The input
%%

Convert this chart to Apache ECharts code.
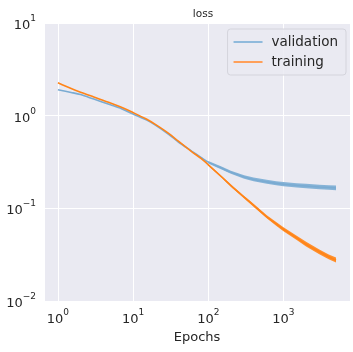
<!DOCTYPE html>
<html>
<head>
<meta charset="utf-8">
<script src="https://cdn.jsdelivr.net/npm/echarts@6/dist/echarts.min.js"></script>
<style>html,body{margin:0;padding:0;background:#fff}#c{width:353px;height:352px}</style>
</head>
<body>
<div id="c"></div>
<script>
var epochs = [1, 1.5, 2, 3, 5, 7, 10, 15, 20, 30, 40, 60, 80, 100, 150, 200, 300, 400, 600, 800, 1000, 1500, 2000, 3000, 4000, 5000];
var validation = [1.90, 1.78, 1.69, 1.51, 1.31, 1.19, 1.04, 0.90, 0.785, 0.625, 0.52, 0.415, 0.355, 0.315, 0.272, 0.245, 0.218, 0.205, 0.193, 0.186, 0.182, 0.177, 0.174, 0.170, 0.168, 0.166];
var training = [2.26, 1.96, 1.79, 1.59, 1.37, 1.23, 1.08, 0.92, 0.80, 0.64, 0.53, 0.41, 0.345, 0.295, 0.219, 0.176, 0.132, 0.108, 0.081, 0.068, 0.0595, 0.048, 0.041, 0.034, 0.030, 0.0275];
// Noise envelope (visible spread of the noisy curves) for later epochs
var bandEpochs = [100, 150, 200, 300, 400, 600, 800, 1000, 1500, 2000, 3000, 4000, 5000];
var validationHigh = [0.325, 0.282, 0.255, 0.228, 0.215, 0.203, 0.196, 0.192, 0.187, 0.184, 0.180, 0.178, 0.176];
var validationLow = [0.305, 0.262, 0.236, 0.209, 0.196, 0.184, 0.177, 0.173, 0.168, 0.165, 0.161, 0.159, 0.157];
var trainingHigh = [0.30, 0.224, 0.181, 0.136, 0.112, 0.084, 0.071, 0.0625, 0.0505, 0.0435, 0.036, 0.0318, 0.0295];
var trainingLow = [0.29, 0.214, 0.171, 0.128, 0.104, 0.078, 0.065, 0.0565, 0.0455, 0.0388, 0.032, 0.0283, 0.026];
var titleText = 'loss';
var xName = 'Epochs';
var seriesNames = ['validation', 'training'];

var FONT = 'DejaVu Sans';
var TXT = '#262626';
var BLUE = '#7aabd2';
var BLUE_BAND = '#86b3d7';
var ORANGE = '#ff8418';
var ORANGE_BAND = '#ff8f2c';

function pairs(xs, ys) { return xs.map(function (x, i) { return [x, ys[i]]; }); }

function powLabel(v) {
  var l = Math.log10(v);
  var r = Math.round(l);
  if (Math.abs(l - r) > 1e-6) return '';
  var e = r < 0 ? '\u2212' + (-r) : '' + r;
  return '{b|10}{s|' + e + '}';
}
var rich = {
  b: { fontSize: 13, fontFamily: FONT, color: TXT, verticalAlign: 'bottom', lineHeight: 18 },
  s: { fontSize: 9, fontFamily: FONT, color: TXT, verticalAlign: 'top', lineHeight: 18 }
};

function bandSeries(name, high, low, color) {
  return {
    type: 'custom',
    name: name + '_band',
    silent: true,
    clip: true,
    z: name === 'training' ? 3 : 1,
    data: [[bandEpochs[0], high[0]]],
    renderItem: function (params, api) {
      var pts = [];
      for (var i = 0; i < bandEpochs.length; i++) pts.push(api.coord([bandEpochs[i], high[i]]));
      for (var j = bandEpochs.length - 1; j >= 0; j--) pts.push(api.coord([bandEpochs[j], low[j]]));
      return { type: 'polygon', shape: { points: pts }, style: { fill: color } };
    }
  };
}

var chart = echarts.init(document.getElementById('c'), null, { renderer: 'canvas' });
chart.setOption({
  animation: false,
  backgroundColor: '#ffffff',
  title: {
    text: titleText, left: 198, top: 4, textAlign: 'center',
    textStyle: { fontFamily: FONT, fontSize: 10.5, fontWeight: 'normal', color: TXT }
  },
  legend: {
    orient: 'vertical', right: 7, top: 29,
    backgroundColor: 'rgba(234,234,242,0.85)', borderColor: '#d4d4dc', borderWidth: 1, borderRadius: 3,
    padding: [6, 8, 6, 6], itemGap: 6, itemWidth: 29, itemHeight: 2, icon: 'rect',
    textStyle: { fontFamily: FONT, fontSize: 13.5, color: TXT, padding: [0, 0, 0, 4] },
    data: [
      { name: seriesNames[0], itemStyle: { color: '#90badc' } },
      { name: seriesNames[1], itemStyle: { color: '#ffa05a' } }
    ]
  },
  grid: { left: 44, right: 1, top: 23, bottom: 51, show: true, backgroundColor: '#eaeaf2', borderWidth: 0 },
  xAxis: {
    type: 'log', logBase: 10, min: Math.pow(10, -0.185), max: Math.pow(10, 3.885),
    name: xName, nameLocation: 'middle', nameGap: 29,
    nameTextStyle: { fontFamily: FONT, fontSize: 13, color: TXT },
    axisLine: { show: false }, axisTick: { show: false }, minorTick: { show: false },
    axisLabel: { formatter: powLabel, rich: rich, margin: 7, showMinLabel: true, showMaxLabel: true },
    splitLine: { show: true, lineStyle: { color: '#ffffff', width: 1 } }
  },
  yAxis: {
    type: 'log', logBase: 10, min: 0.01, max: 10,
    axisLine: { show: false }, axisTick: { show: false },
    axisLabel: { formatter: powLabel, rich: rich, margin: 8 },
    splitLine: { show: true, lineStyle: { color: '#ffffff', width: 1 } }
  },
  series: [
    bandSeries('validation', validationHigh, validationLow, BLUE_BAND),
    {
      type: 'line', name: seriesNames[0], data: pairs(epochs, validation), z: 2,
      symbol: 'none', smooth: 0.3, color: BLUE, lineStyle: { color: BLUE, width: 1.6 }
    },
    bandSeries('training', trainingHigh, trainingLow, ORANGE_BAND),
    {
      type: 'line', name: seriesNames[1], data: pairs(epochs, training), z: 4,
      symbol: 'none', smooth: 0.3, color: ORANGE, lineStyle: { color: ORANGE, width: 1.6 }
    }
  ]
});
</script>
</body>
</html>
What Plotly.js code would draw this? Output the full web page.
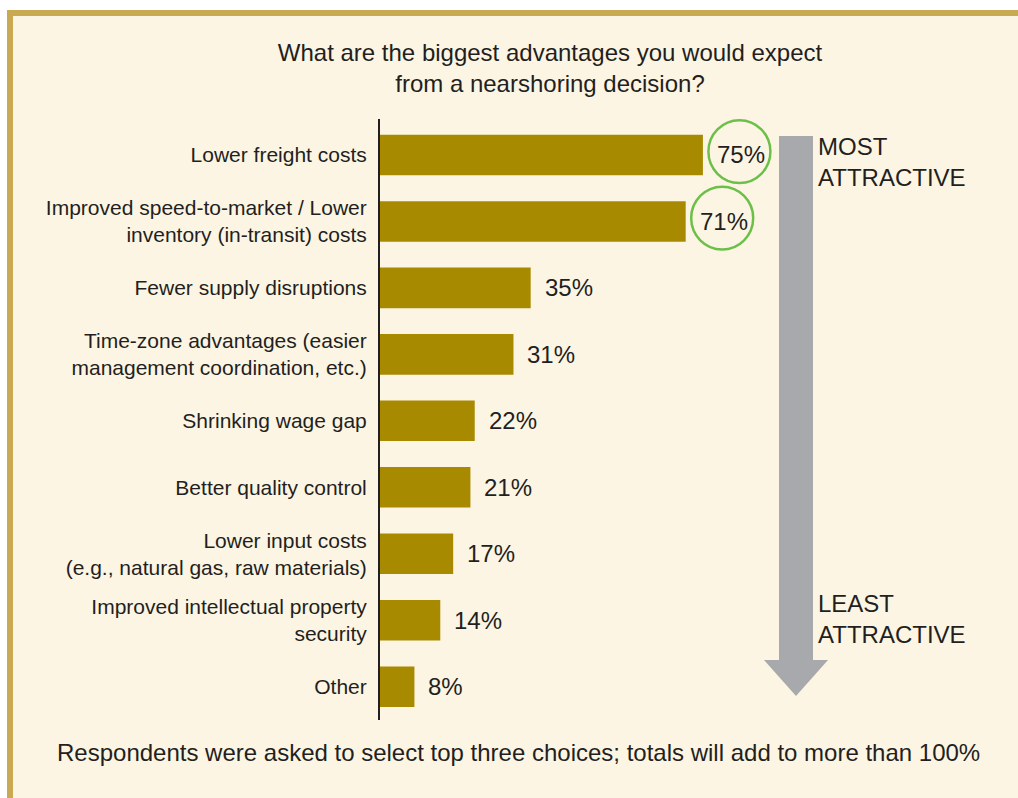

%%

Exercise brief
Omit every picture, and otherwise quote the entries exactly.

Solution to the problem
Convert this chart to Apache ECharts code.
<!DOCTYPE html>
<html>
<head>
<meta charset="utf-8">
<script src="https://cdn.jsdelivr.net/npm/echarts@6/dist/echarts.min.js"></script>
<style>html,body{margin:0;padding:0;background:#fff}#c{width:353px;height:352px}</style>
</head>
<body>
<div id="c"></div>
<script>
var epochs = [1, 1.5, 2, 3, 5, 7, 10, 15, 20, 30, 40, 60, 80, 100, 150, 200, 300, 400, 600, 800, 1000, 1500, 2000, 3000, 4000, 5000];
var validation = [1.90, 1.78, 1.69, 1.51, 1.31, 1.19, 1.04, 0.90, 0.785, 0.625, 0.52, 0.415, 0.355, 0.315, 0.272, 0.245, 0.218, 0.205, 0.193, 0.186, 0.182, 0.177, 0.174, 0.170, 0.168, 0.166];
var training = [2.26, 1.96, 1.79, 1.59, 1.37, 1.23, 1.08, 0.92, 0.80, 0.64, 0.53, 0.41, 0.345, 0.295, 0.219, 0.176, 0.132, 0.108, 0.081, 0.068, 0.0595, 0.048, 0.041, 0.034, 0.030, 0.0275];
// Noise envelope (visible spread of the noisy curves) for later epochs
var bandEpochs = [100, 150, 200, 300, 400, 600, 800, 1000, 1500, 2000, 3000, 4000, 5000];
var validationHigh = [0.325, 0.282, 0.255, 0.228, 0.215, 0.203, 0.196, 0.192, 0.187, 0.184, 0.180, 0.178, 0.176];
var validationLow = [0.305, 0.262, 0.236, 0.209, 0.196, 0.184, 0.177, 0.173, 0.168, 0.165, 0.161, 0.159, 0.157];
var trainingHigh = [0.30, 0.224, 0.181, 0.136, 0.112, 0.084, 0.071, 0.0625, 0.0505, 0.0435, 0.036, 0.0318, 0.0295];
var trainingLow = [0.29, 0.214, 0.171, 0.128, 0.104, 0.078, 0.065, 0.0565, 0.0455, 0.0388, 0.032, 0.0283, 0.026];
var titleText = 'loss';
var xName = 'Epochs';
var seriesNames = ['validation', 'training'];

var FONT = 'DejaVu Sans';
var TXT = '#262626';
var BLUE = '#7aabd2';
var BLUE_BAND = '#86b3d7';
var ORANGE = '#ff8418';
var ORANGE_BAND = '#ff8f2c';

function pairs(xs, ys) { return xs.map(function (x, i) { return [x, ys[i]]; }); }

function powLabel(v) {
  var l = Math.log10(v);
  var r = Math.round(l);
  if (Math.abs(l - r) > 1e-6) return '';
  var e = r < 0 ? '\u2212' + (-r) : '' + r;
  return '{b|10}{s|' + e + '}';
}
var rich = {
  b: { fontSize: 13, fontFamily: FONT, color: TXT, verticalAlign: 'bottom', lineHeight: 18 },
  s: { fontSize: 9, fontFamily: FONT, color: TXT, verticalAlign: 'top', lineHeight: 18 }
};

function bandSeries(name, high, low, color) {
  return {
    type: 'custom',
    name: name + '_band',
    silent: true,
    clip: true,
    z: name === 'training' ? 3 : 1,
    data: [[bandEpochs[0], high[0]]],
    renderItem: function (params, api) {
      var pts = [];
      for (var i = 0; i < bandEpochs.length; i++) pts.push(api.coord([bandEpochs[i], high[i]]));
      for (var j = bandEpochs.length - 1; j >= 0; j--) pts.push(api.coord([bandEpochs[j], low[j]]));
      return { type: 'polygon', shape: { points: pts }, style: { fill: color } };
    }
  };
}

var chart = echarts.init(document.getElementById('c'), null, { renderer: 'canvas' });
chart.setOption({
  animation: false,
  backgroundColor: '#ffffff',
  title: {
    text: titleText, left: 198, top: 4, textAlign: 'center',
    textStyle: { fontFamily: FONT, fontSize: 10.5, fontWeight: 'normal', color: TXT }
  },
  legend: {
    orient: 'vertical', right: 7, top: 29,
    backgroundColor: 'rgba(234,234,242,0.85)', borderColor: '#d4d4dc', borderWidth: 1, borderRadius: 3,
    padding: [6, 8, 6, 6], itemGap: 6, itemWidth: 29, itemHeight: 2, icon: 'rect',
    textStyle: { fontFamily: FONT, fontSize: 13.5, color: TXT, padding: [0, 0, 0, 4] },
    data: [
      { name: seriesNames[0], itemStyle: { color: '#90badc' } },
      { name: seriesNames[1], itemStyle: { color: '#ffa05a' } }
    ]
  },
  grid: { left: 44, right: 1, top: 23, bottom: 51, show: true, backgroundColor: '#eaeaf2', borderWidth: 0 },
  xAxis: {
    type: 'log', logBase: 10, min: Math.pow(10, -0.185), max: Math.pow(10, 3.885),
    name: xName, nameLocation: 'middle', nameGap: 29,
    nameTextStyle: { fontFamily: FONT, fontSize: 13, color: TXT },
    axisLine: { show: false }, axisTick: { show: false }, minorTick: { show: false },
    axisLabel: { formatter: powLabel, rich: rich, margin: 7, showMinLabel: true, showMaxLabel: true },
    splitLine: { show: true, lineStyle: { color: '#ffffff', width: 1 } }
  },
  yAxis: {
    type: 'log', logBase: 10, min: 0.01, max: 10,
    axisLine: { show: false }, axisTick: { show: false },
    axisLabel: { formatter: powLabel, rich: rich, margin: 8 },
    splitLine: { show: true, lineStyle: { color: '#ffffff', width: 1 } }
  },
  series: [
    bandSeries('validation', validationHigh, validationLow, BLUE_BAND),
    {
      type: 'line', name: seriesNames[0], data: pairs(epochs, validation), z: 2,
      symbol: 'none', smooth: 0.3, color: BLUE, lineStyle: { color: BLUE, width: 1.6 }
    },
    bandSeries('training', trainingHigh, trainingLow, ORANGE_BAND),
    {
      type: 'line', name: seriesNames[1], data: pairs(epochs, training), z: 4,
      symbol: 'none', smooth: 0.3, color: ORANGE, lineStyle: { color: ORANGE, width: 1.6 }
    }
  ]
});
</script>
</body>
</html>
What Plotly.js code would draw this? Output the full web page.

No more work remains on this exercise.